Untold Depths
Style: Export Stout with chocolate
ABV: 6.8%
Grain: Vienna, Munich, Chocolate, Pale Chocolate, Roast Barley
Hops: Magnum
Extra: fair trade, organic cacao nibs; lactose
Fermented with American ale yeast
Tasting notes: dark chocolate, chocolate, dried cherries
Pair with: Whole Hog Burger, Chorizo flatbread
Brewer's Notes
It never ceases to amaze me how deep people can go when they're passionate about a topic. Any topic. I've been in a heated discussion with a semi-pro bowler on how much oil patterns on lanes matter. Prior to that conversation, I had never thought about the care and maintenance that goes into bowling lanes.
YouTube makes this easy. On almost any topic you can think of, someone has made a video series on it that goes into way more detail than most of us ever consider. Listening to someone that is truly passionate about a topic is always a rewarding experience. YouTube can have a difficult time suggesting new videos to me because of this. I recently binged videos on painting canvases, early Christian writing, and traffic light designs impacts on car accident. I'm not a painter, nor a religious scholar, nor a city planner.
So while I was thinking of what should replace Some More S'Mores, I stumbled down a rabbit hole of videos from chocolateers, articles on the history of cacao in the Aztec empire, and finally on someone that had plotted out sensory diagrams on all cacao varieties and had opened his own shop to source and sell nibs.

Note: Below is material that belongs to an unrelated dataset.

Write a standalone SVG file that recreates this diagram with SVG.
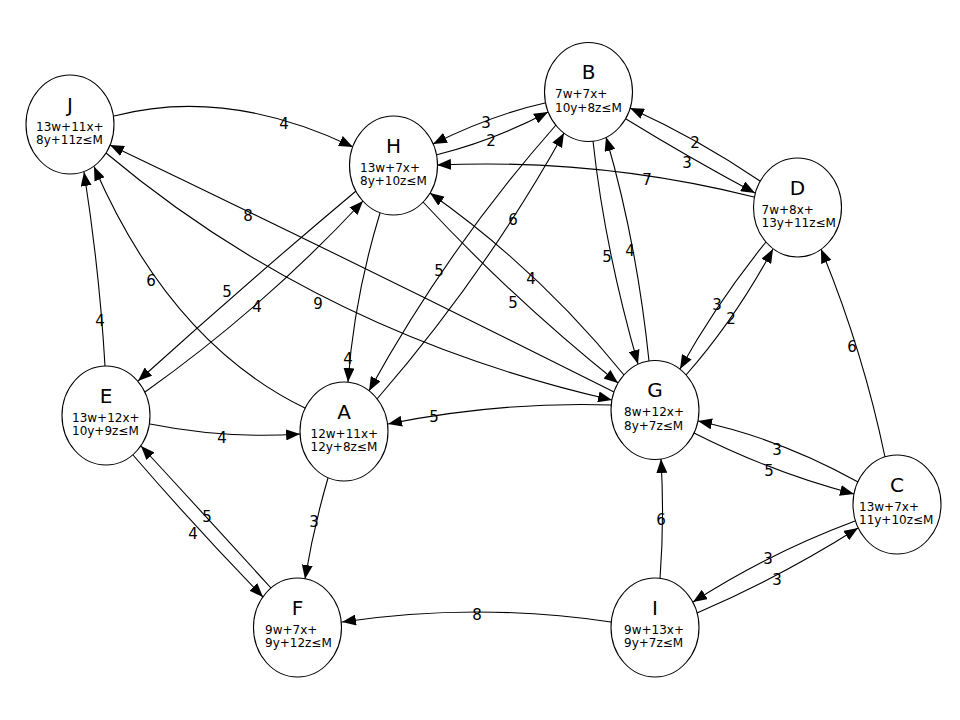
<svg xmlns="http://www.w3.org/2000/svg" width="960" height="720" viewBox="0 0 960 720">
<style>
.node ellipse{fill:#fff;stroke:#000;stroke-width:1.1}
.nl{font-family:"DejaVu Sans","Liberation Sans",sans-serif;font-size:20px;text-anchor:middle;fill:#000}
.eq{font-family:"DejaVu Sans","Liberation Sans",sans-serif;font-size:12px;fill:#000}
.edge path{fill:none;stroke:#000;stroke-width:1.1;marker-end:url(#arr)}
.el{font-family:"DejaVu Sans","Liberation Sans",sans-serif;font-size:15px;text-anchor:middle;fill:#000}
</style>
<defs>
<marker id="arr" markerUnits="userSpaceOnUse" viewBox="0 0 14 11" markerWidth="14" markerHeight="11" refX="14" refY="5.5" orient="auto">
<path d="M0,0 L14,5.5 L0,11 z" fill="#000"/>
</marker>
</defs>
<rect width="960" height="720" fill="#fff"/>
<g id="edges">
<g class="edge" id="e-J-H"><path d="M114,116 Q226.5,86.5 353,147"/><text class="el" x="284" y="129">4</text></g>
<g class="edge" id="e-G-J"><path d="M614,392 Q362,265.5 110,145"/><text class="el" x="248" y="221">8</text></g>
<g class="edge" id="e-J-G"><path d="M106,153 Q321,333.5 612,400"/><text class="el" x="318" y="309">9</text></g>
<g class="edge" id="e-E-J"><path d="M105,366 Q99.5,271 84,172"/><text class="el" x="100" y="326">4</text></g>
<g class="edge" id="e-A-J"><path d="M305,408 Q170.5,342.75 94,166.5"/><text class="el" x="151" y="286">6</text></g>
<g class="edge" id="e-H-E"><path d="M356,191 Q243,286 138,381"/><text class="el" x="227" y="297">5</text></g>
<g class="edge" id="e-E-H"><path d="M145,392 Q264,307.5 363,201"/><text class="el" x="257" y="312">4</text></g>
<g class="edge" id="e-H-A"><path d="M380,213 Q354,298.5 348,382"/><text class="el" x="348" y="364">4</text></g>
<g class="edge" id="e-E-A"><path d="M150,424 Q225,439 300,434"/><text class="el" x="222" y="443">4</text></g>
<g class="edge" id="e-A-F"><path d="M328,478 Q313.5,527.5 305,579"/><text class="el" x="314" y="527">3</text></g>
<g class="edge" id="e-E-F"><path d="M133,455 Q196,528 263,597"/><text class="el" x="193" y="539">4</text></g>
<g class="edge" id="e-F-E"><path d="M271,588 Q206,516.5 141,446"/><text class="el" x="207" y="522">5</text></g>
<g class="edge" id="e-I-F"><path d="M611,622 Q477,602 342,622"/><text class="el" x="477" y="620">8</text></g>
<g class="edge" id="e-I-G"><path d="M660,579 Q664.5,519 661,459"/><text class="el" x="661" y="525">6</text></g>
<g class="edge" id="e-I-C"><path d="M697,613 Q781.5,576.5 858,528"/><text class="el" x="777" y="585">3</text></g>
<g class="edge" id="e-C-I"><path d="M855,521 Q768,553.5 693,602"/><text class="el" x="768" y="564">3</text></g>
<g class="edge" id="e-G-C"><path d="M694,433 Q772,472.5 854,494"/><text class="el" x="769" y="476">5</text></g>
<g class="edge" id="e-C-G"><path d="M858,482 Q780,438.5 698,421"/><text class="el" x="777" y="455">3</text></g>
<g class="edge" id="e-C-D"><path d="M885,457 Q863,351 821,249"/><text class="el" x="852" y="352">6</text></g>
<g class="edge" id="e-G-D"><path d="M686,375 Q734.5,320 773,249"/><text class="el" x="731" y="324">2</text></g>
<g class="edge" id="e-D-G"><path d="M766,242 Q717,302.5 680,369"/><text class="el" x="717" y="310">3</text></g>
<g class="edge" id="e-D-B"><path d="M760,181 Q699,139.5 630,108"/><text class="el" x="695" y="148">2</text></g>
<g class="edge" id="e-B-D"><path d="M626,119 Q689.5,158 755,193"/><text class="el" x="687" y="168">3</text></g>
<g class="edge" id="e-D-H"><path d="M754,197 Q598.5,158 437,165"/><text class="el" x="647" y="185">7</text></g>
<g class="edge" id="e-B-H"><path d="M545,103 Q493,114.5 433,144"/><text class="el" x="486" y="128">3</text></g>
<g class="edge" id="e-H-B"><path d="M436,155 Q494,140.5 548,112"/><text class="el" x="491" y="146">2</text></g>
<g class="edge" id="e-B-G"><path d="M593,141 Q604.5,247.5 638,364"/><text class="el" x="607" y="262">5</text></g>
<g class="edge" id="e-G-B"><path d="M649,361 Q636.5,241 606,137"/><text class="el" x="630" y="256">4</text></g>
<g class="edge" id="e-B-A"><path d="M556,125 Q447.5,248 369,391"/><text class="el" x="439" y="276">5</text></g>
<g class="edge" id="e-A-B"><path d="M377,399 Q485.5,274 564,133"/><text class="el" x="513" y="225">6</text></g>
<g class="edge" id="e-G-H"><path d="M624,375 Q539,270 430,193"/><text class="el" x="531" y="284">4</text></g>
<g class="edge" id="e-H-G"><path d="M423,202 Q513.5,299.5 618,383"/><text class="el" x="513" y="308">5</text></g>
<g class="edge" id="e-G-A"><path d="M611,405 Q499.5,401.5 388,424"/><text class="el" x="434" y="422">5</text></g>
</g>
<g id="J" class="node"><ellipse cx="70" cy="124.5" rx="44" ry="49.5"/><text class="nl" x="70" y="111.5">J</text><text class="eq" x="36" y="130.5">13w+11x+</text><text class="eq" x="36" y="144">8y+11z≤M</text></g>
<g id="H" class="node"><ellipse cx="393.5" cy="165.5" rx="44" ry="49.5"/><text class="nl" x="393.5" y="152.5">H</text><text class="eq" x="360" y="171.5">13w+7x+</text><text class="eq" x="360" y="185">8y+10z≤M</text></g>
<g id="B" class="node"><ellipse cx="588.5" cy="92" rx="44" ry="49.5"/><text class="nl" x="588.5" y="79">B</text><text class="eq" x="555" y="98">7w+7x+</text><text class="eq" x="555" y="111.5">10y+8z≤M</text></g>
<g id="D" class="node"><ellipse cx="797.5" cy="207.5" rx="44" ry="49.5"/><text class="nl" x="797.5" y="194.5">D</text><text class="eq" x="761.5" y="213.5">7w+8x+</text><text class="eq" x="761.5" y="227">13y+11z≤M</text></g>
<g id="E" class="node"><ellipse cx="106" cy="415.5" rx="44" ry="49.5"/><text class="nl" x="106" y="402.5">E</text><text class="eq" x="72" y="421.5">13w+12x+</text><text class="eq" x="72" y="435">10y+9z≤M</text></g>
<g id="A" class="node"><ellipse cx="344" cy="431.5" rx="44" ry="49.5"/><text class="nl" x="344" y="418.5">A</text><text class="eq" x="310.5" y="437.5">12w+11x+</text><text class="eq" x="310.5" y="451">12y+8z≤M</text></g>
<g id="G" class="node"><ellipse cx="655" cy="410" rx="44" ry="49.5"/><text class="nl" x="655" y="397">G</text><text class="eq" x="624" y="416">8w+12x+</text><text class="eq" x="624" y="429.5">8y+7z≤M</text></g>
<g id="C" class="node"><ellipse cx="897" cy="504.5" rx="44" ry="49.5"/><text class="nl" x="897" y="491.5">C</text><text class="eq" x="859" y="510.5">13w+7x+</text><text class="eq" x="859" y="524">11y+10z≤M</text></g>
<g id="F" class="node"><ellipse cx="297.5" cy="627.5" rx="44" ry="49.5"/><text class="nl" x="297.5" y="614.5">F</text><text class="eq" x="265" y="633.5">9w+7x+</text><text class="eq" x="265" y="647">9y+12z≤M</text></g>
<g id="I" class="node"><ellipse cx="655" cy="627.5" rx="44" ry="49.5"/><text class="nl" x="655" y="614.5">I</text><text class="eq" x="624" y="633.5">9w+13x+</text><text class="eq" x="624" y="647">9y+7z≤M</text></g>
</svg>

Indian nibs really stood out to me. They lean heavily towards berry and fruit notes and notsomuch on nutty/earthy. Much as with bowling or painting, before finding this guy, I had no idea cacao had this kind of depth and variety. I didn't know India grew nibs, let alone that they taste quite different from Mexican nibs. So there aren't just "cacao nibs" in this beer - there are organic cacao nibs sourced fair trade from a farm in the Idukki Hills of India. Maybe this will become a series like 80 East where we explore different nib growing regions.